Past artist recipients of the National Medal of Arts include Jack Whitten (in 2015), John Baldessari and Ann Hamilton (in 2014), James Turrell (in 2013), Ellsworth Kelly (in 2012), Martin Puryear (in 2011), Mark di Suvero (in 2010), Maya Lin and Frank Stella (in 2009) and George Tooker and Andrew Wyeth (in 2007).

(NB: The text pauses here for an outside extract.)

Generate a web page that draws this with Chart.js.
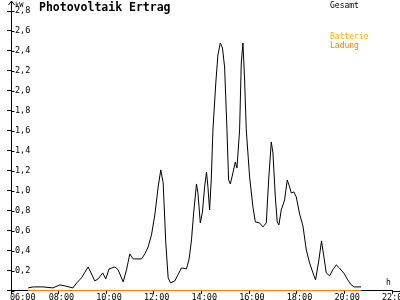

Last year, the Museum of Contemporary Art in Los Angeles opened an exhibition devoted to Baca's portable World Wall: A Vision of the Future Without Fear (1990). Meanwhile, her Great Wall of Los Angeles depicts the history of California, privileging Indigenous and non-white figures and narratives, with sections devoted to events like the arrival of the Spanish explorer Portillo in 1769, the Dust Bowl and the incarceration of Japanese Americans during the Second World War, as well as influential figures like the Oglala Lakota athlete Billy Mills and the 19th century civil rights activist Mary Ellen Pleasant. She began to paint it with local students in the mid-1970s along the Tujungo Wash Drainage Canal of the Los Angeles River.
"I grew up by the Los Angeles River, and I saw it turned to concrete… it’s very personal to me,” Baca told The Art Newspaper in 2018, when the mural was featured as part of Pacific Standard Time: LA/LA. “I painted this because I couldn’t blow it up. I didn’t want to go to prison."